Plotting code records
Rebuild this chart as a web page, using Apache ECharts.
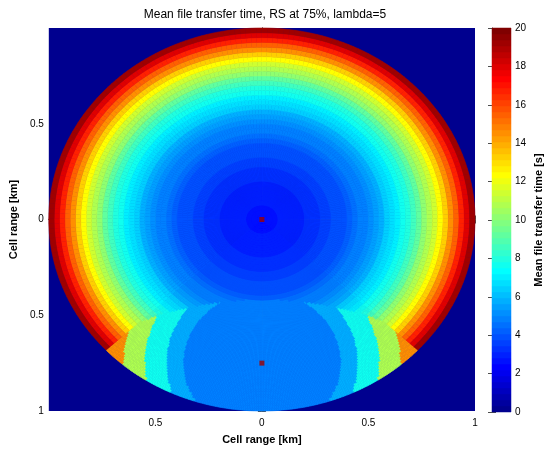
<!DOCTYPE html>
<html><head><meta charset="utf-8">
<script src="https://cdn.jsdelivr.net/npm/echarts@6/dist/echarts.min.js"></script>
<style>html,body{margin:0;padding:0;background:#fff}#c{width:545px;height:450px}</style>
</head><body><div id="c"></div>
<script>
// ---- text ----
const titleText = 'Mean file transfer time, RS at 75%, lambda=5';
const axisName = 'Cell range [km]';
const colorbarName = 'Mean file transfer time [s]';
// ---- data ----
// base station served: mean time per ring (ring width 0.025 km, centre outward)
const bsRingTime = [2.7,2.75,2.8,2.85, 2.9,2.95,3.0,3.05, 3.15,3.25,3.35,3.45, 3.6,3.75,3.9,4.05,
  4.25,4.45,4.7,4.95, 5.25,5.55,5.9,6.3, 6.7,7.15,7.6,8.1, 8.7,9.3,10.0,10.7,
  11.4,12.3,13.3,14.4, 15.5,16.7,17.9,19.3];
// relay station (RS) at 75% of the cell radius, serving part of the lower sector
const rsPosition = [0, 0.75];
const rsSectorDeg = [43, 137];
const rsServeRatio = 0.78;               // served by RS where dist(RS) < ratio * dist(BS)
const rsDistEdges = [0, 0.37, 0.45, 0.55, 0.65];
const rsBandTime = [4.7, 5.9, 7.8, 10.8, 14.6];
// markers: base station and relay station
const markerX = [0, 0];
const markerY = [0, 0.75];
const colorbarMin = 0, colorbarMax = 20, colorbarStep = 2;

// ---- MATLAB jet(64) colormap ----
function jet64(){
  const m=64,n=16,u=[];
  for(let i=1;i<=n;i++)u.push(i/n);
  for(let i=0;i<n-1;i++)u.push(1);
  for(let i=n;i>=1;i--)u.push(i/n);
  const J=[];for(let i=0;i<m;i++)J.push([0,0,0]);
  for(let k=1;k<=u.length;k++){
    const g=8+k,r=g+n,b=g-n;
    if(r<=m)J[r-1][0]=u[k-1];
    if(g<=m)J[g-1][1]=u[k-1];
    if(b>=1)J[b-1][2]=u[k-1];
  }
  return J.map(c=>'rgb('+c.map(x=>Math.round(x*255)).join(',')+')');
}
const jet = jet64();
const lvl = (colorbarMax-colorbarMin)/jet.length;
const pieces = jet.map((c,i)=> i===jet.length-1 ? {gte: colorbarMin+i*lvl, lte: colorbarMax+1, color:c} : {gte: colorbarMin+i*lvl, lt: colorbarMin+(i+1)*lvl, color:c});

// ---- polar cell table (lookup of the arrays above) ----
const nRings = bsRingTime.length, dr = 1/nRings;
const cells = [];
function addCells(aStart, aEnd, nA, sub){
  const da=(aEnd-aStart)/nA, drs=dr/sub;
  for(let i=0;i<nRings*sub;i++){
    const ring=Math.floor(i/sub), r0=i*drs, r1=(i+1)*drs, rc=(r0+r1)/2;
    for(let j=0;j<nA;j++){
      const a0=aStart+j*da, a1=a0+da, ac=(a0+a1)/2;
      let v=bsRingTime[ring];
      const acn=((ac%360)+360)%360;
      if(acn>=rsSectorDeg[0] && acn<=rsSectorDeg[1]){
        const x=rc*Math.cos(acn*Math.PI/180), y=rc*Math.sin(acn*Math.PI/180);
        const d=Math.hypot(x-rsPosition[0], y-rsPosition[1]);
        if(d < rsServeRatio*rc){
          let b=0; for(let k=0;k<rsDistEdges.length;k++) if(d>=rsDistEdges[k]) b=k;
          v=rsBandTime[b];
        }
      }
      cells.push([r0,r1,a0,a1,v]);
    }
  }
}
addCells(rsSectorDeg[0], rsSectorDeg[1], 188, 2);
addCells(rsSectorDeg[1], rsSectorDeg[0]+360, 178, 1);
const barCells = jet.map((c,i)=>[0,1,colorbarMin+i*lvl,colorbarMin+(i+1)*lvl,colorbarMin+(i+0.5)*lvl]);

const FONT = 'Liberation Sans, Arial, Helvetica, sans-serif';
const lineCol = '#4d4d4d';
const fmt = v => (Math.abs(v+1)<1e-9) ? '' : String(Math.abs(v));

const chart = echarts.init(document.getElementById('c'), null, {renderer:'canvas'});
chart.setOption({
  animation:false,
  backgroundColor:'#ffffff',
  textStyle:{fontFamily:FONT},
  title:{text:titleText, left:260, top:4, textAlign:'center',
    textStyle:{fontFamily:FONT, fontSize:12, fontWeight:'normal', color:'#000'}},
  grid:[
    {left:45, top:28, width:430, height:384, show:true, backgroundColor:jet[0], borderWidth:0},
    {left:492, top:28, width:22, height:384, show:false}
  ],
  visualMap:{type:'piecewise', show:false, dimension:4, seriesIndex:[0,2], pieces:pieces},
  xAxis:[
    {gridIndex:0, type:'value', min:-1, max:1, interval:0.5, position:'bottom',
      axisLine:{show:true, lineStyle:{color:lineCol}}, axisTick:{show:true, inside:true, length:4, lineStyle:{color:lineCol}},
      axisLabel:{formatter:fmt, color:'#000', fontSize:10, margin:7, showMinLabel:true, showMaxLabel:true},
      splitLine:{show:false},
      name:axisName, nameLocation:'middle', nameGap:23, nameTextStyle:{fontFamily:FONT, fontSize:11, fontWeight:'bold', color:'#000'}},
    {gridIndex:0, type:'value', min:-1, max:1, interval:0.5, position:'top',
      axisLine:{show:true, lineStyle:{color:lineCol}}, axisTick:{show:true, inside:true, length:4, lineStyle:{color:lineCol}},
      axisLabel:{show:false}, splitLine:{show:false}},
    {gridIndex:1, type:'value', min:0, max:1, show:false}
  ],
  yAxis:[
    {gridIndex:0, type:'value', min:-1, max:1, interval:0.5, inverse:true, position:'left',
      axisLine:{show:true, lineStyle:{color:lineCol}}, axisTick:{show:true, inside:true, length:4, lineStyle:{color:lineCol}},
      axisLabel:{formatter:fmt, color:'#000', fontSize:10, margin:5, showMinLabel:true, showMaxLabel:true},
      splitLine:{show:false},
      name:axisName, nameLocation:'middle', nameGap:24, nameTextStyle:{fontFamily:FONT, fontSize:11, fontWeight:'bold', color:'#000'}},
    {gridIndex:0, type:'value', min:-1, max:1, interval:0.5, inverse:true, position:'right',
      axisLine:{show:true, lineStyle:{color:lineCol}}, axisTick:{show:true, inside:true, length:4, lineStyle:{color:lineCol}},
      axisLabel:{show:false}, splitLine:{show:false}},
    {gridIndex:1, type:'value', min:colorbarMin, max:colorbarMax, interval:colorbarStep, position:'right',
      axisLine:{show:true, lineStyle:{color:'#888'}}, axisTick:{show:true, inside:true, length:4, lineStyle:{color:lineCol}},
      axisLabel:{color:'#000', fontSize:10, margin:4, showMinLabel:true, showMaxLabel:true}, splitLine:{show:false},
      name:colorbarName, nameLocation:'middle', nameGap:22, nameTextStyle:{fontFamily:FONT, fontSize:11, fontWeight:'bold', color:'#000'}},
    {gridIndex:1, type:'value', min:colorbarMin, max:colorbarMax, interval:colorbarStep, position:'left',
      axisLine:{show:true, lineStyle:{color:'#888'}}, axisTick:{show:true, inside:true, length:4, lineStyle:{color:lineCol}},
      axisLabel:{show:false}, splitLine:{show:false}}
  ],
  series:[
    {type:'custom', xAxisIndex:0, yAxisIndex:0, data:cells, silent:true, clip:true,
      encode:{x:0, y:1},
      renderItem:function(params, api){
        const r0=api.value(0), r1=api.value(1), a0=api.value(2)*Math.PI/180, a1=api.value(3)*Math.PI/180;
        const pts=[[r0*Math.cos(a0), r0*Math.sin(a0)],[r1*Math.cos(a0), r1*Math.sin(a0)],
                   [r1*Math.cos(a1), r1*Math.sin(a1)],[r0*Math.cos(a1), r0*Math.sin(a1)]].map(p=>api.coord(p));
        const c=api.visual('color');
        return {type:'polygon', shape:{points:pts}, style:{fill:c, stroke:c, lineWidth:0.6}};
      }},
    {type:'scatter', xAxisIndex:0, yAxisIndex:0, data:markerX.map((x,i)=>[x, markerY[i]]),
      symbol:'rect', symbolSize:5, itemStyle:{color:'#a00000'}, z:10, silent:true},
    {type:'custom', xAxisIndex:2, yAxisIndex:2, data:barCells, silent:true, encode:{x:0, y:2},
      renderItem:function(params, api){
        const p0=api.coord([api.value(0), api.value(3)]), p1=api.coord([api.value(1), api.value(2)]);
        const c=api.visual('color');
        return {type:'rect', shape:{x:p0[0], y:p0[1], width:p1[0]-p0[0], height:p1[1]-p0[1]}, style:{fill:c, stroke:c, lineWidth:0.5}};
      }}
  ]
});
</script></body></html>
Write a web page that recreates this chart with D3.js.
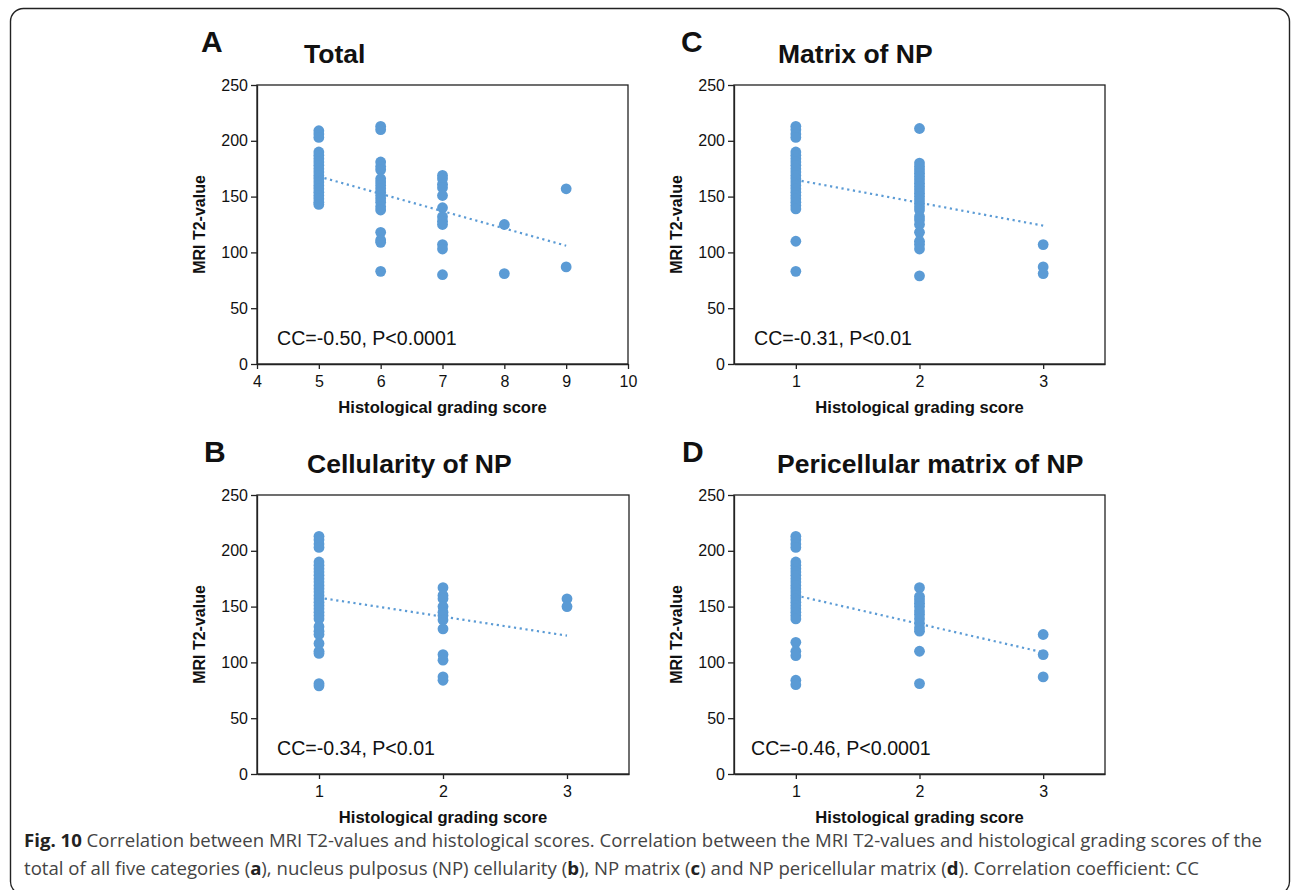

- _WHAT IS BEING ASKED_: Copy out every line of the listing that includes the string "page".

- _WORKED SOLUTION_:
Rebuild this chart as a web page, using Apache ECharts.
Write a web page that recreates this chart with D3.js.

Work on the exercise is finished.